ARRIVA IN MEDITERRANEO LA NUBE INQUINANTE ASIATICA. Anche l’inquinamento si è globalizzato. Non esistono confini nell’atmosfera dove venti, correnti e depressioni miscelano e ridistribuiscono i gas provenienti anche da molto lontano. E il Mediterraneo agirebbe come lo scarico di un lavandino, risucchiando aria sporca da ogni dove: lo rivela un articolo su Science dei ricercatori del tedesco Istituto Max Planck e di altre istituzioni di ricerca europee e americane. Che spiegano: «Le prevalenti condizioni anticicloniche, soprattutto d’estate, favoriscono l'accumulo degli inquinanti. Alle più basse quote, fino a un paio chilometri d’altezza, si ritrovano i gas e le particelle dell’Europa del nord e dell’est. Più in alto si raccolgono gli inquinanti atmosferici provenienti dal Nord America e dall’Asia». La nube asiatica è il risultato delle emissioni delle centrali a carbone, degli scarichi delle automobili, degli incendi di spazzatura e legname onnipresenti in quei paesi; negli ultimi mesi è diventata più spessa e più ampia a causa dell’aumentare delle emissioni nei Paesi in via di sviluppo.

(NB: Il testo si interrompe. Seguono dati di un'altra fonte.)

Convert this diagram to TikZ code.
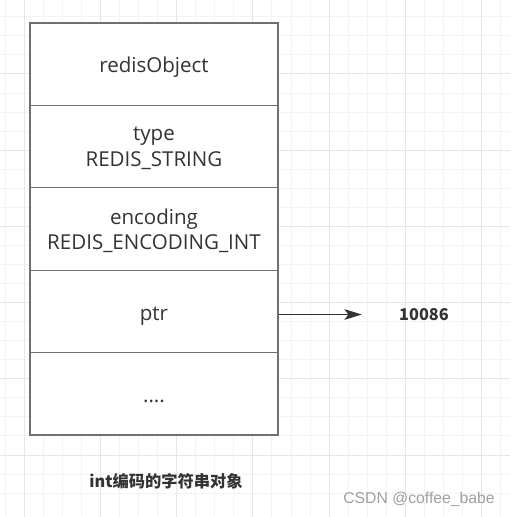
\documentclass[tikz,border=0pt]{standalone}
\usepackage{fontspec}
\setmainfont{Open Sans}
\newfontfamily\cjk{Noto Sans CJK SC}
\newfontfamily\wmark{Liberation Sans}
\usepackage{xcolor}
\usepackage{tikz}
\usetikzlibrary{arrows.meta}
\usetikzlibrary{shapes}

\definecolor{gridminor}{HTML}{F3F3F3}
\definecolor{gridmajor}{HTML}{E6E6E6}
\definecolor{boxline}{HTML}{707070}
\definecolor{ink}{HTML}{333333}
\definecolor{markgray}{HTML}{A0A0A0}

\tikzset{
    cell/.style = {draw = boxline, line width = 0.8pt, fill = white, text = ink,
        minimum width = 186pt, minimum height = 61.8pt, inner sep = 0pt,
        text depth = 0pt, align = center, font = \fontsize{15.4}{19}\selectfont},
    onecell/.style = {cell, text height = 13pt},
    boldtxt/.style = {text = ink, inner sep = 0pt,
        font = \cjk\bfseries\fontsize{12.2}{14}\selectfont}
}

\begin{document}
\begin{tikzpicture}[x = 0.75pt, y = -0.75pt]
        \useasboundingbox (0, 0) rectangle (510, 517);
        \fill[white] (0, 0) rectangle (510, 517);

        % background grid
        \foreach \k in {0, ..., 26} {
            \draw[gridminor, line width = 0.75pt] (5.25 + 19.05 * \k, 0) -- (5.25 + 19.05 * \k, 517);
            \draw[gridminor, line width = 0.75pt] (0, -2.2 + 19.05 * \k) -- (510, -2.2 + 19.05 * \k);
        }
        \foreach \k in {0, ..., 6} {
            \draw[gridmajor, line width = 0.75pt] (24.3 + 76.2 * \k, 0) -- (24.3 + 76.2 * \k, 517);
            \draw[gridmajor, line width = 0.75pt] (0, -2.2 + 76.2 * \k) -- (510, -2.2 + 76.2 * \k);
        }

        % the object
        \node[onecell] (obj) at (154, 64.2) {redisObject};
        \node[cell] (type) at (154, 146.6) {type\\REDIS\_STRING};
        \node[cell] (enc) at (154, 229) {encoding\\REDIS\_ENCODING\_INT};
        \node[onecell] (ptr) at (154, 311.4) {ptr};
        \node[onecell] (more) at (154, 393.8) {....};

        \node[boldtxt, minimum width = 93pt] (val) at (424, 314.5) {10086};
        \draw[ink, line width = 1pt, -{Stealth[length = 13pt, width = 8pt, inset = 3pt]}]
            (ptr.east |- val) -- (val.west);

        \node[boldtxt] (caption) at (166, 481) {int编码的字符串对象};
        \node[text = markgray, inner sep = 0pt, font = \wmark\fontsize{11.8}{14}\selectfont]
            (mark) at (419, 499) {CSDN @coffee\_babe};
    \end{tikzpicture}
\end{document}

La grande nube avvelenata viene dapprima sospinta dalle correnti verso l’Africa quindi verso l’Atlantico per poi tornare indietro e finire in Mediterraneo. Se siete convinti di respirare aria buona andando per mare, sappiate che l’estate scorsa in mare aperto sono stati misurati valori dell’inquinamento atmosferico dieci volte superiori a quelli rilevati nelle zone rurali ai margini delle grandi città mediterranee.

BUONE NOTIZIE PER I PESCESPADA DELL’ATLANTICO. La sezione scientifica dell’ICCAT, la Commissione Internazionale per la conservazione dei Tonni atlantici, ha dichiarato che nel giro di tre anni il numero di pescispada del nord atlantico è tornato a livelli considerati accettabili. Il successo è stato determinato dalle drastiche misure di protezione adottate: quote fisse di cattura e chiusura delle aree di riproduzione nelle acque americane. I numeri vanno però interpretati: è vero che molti più pescespada nuotano ora nel Nord Atlantico, ma si tratta di giovani che non hanno ancora cominciato a riprodursi. L'ICCAT dovrà ora valutare se mantenere o allentare queste misure di protezione.